▸ Short exercise
Write out, exactly and only, the lines that run from the top of the records to the line with "-- (\n2-18,5.5) -- (0,5.5)". Include both ends; exclude pictures.

(Entries with chart source code)
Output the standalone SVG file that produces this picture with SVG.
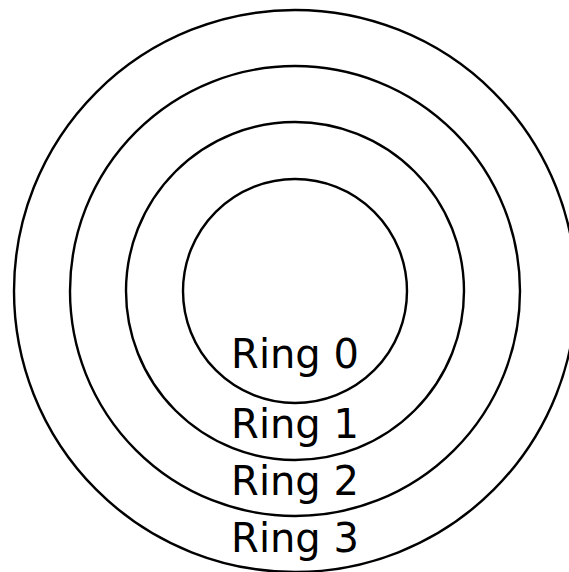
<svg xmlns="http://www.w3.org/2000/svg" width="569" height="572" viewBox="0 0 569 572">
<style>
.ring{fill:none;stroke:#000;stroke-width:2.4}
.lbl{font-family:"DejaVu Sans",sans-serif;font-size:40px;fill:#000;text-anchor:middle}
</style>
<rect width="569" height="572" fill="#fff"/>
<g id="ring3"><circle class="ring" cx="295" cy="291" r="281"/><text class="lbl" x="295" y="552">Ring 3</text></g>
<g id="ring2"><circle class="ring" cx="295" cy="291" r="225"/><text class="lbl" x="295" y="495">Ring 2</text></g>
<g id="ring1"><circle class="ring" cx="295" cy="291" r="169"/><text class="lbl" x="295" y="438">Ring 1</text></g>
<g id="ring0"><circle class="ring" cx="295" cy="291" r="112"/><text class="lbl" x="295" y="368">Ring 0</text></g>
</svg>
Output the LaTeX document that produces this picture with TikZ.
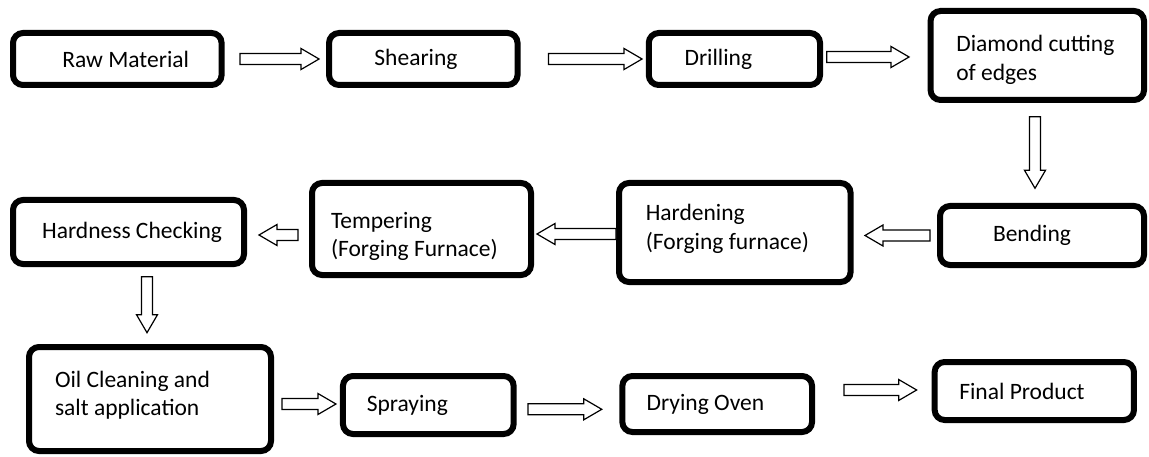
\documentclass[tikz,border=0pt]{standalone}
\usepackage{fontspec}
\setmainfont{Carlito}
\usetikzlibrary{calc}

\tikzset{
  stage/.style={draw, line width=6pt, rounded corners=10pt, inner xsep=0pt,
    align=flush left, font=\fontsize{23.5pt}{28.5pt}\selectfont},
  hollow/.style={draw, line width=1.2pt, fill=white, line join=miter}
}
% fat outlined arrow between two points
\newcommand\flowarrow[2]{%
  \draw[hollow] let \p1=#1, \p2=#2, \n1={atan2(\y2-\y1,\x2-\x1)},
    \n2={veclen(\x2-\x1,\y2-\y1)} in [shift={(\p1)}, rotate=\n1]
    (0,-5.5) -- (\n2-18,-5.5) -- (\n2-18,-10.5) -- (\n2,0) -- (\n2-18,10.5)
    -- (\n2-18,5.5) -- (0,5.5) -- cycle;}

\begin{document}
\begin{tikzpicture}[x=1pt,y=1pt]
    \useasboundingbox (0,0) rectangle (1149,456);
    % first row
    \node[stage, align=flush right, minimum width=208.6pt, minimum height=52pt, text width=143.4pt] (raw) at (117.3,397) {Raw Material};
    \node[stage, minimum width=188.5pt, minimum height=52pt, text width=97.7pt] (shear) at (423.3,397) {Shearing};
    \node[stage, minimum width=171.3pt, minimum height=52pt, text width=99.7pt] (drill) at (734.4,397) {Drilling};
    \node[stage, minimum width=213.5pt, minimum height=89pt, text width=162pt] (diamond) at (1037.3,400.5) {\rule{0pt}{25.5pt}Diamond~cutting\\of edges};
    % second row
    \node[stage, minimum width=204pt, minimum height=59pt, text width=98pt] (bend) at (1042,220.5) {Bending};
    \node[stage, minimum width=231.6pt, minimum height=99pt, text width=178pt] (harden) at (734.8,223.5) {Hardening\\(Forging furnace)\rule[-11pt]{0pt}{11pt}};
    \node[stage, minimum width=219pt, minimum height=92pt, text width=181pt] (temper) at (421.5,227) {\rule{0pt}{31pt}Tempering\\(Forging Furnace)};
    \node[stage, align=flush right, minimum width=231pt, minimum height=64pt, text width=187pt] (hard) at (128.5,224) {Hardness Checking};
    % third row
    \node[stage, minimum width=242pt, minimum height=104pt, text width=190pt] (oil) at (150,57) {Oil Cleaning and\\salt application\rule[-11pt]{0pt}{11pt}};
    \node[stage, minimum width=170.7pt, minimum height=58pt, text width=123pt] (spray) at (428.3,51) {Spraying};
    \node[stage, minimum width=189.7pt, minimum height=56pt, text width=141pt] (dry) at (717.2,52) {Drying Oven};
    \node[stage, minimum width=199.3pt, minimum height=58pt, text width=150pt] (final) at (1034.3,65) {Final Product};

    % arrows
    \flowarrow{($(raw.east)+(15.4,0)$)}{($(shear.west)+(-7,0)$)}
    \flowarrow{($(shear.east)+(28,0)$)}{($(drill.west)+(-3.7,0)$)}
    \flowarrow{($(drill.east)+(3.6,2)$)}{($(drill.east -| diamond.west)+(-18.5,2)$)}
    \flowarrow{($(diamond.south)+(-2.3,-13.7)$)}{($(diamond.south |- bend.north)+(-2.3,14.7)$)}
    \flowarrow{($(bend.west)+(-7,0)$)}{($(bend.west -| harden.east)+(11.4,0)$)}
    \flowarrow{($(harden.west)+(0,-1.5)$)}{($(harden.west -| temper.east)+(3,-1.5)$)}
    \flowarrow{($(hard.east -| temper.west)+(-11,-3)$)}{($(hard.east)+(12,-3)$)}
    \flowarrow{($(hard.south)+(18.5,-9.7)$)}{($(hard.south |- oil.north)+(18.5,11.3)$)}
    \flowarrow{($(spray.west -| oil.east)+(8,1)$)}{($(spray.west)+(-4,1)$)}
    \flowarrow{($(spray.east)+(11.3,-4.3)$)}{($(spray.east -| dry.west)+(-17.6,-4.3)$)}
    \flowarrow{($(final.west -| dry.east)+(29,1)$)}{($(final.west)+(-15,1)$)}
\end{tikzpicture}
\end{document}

▸ Task solution
Output the standalone SVG file that produces this picture with SVG.
<svg xmlns="http://www.w3.org/2000/svg" width="569" height="572" viewBox="0 0 569 572">
<style>
.ring{fill:none;stroke:#000;stroke-width:2.4}
.lbl{font-family:"DejaVu Sans",sans-serif;font-size:40px;fill:#000;text-anchor:middle}
</style>
<rect width="569" height="572" fill="#fff"/>
<g id="ring3"><circle class="ring" cx="295" cy="291" r="281"/><text class="lbl" x="295" y="552">Ring 3</text></g>
<g id="ring2"><circle class="ring" cx="295" cy="291" r="225"/><text class="lbl" x="295" y="495">Ring 2</text></g>
<g id="ring1"><circle class="ring" cx="295" cy="291" r="169"/><text class="lbl" x="295" y="438">Ring 1</text></g>
<g id="ring0"><circle class="ring" cx="295" cy="291" r="112"/><text class="lbl" x="295" y="368">Ring 0</text></g>
</svg>
Output the LaTeX document that produces this picture with TikZ.
\documentclass[tikz,border=0pt]{standalone}
\usepackage{fontspec}
\setmainfont{Carlito}
\usetikzlibrary{calc}

\tikzset{
  stage/.style={draw, line width=6pt, rounded corners=10pt, inner xsep=0pt,
    align=flush left, font=\fontsize{23.5pt}{28.5pt}\selectfont},
  hollow/.style={draw, line width=1.2pt, fill=white, line join=miter}
}
% fat outlined arrow between two points
\newcommand\flowarrow[2]{%
  \draw[hollow] let \p1=#1, \p2=#2, \n1={atan2(\y2-\y1,\x2-\x1)},
    \n2={veclen(\x2-\x1,\y2-\y1)} in [shift={(\p1)}, rotate=\n1]
    (0,-5.5) -- (\n2-18,-5.5) -- (\n2-18,-10.5) -- (\n2,0) -- (\n2-18,10.5)
    -- (\n2-18,5.5) -- (0,5.5) -- cycle;}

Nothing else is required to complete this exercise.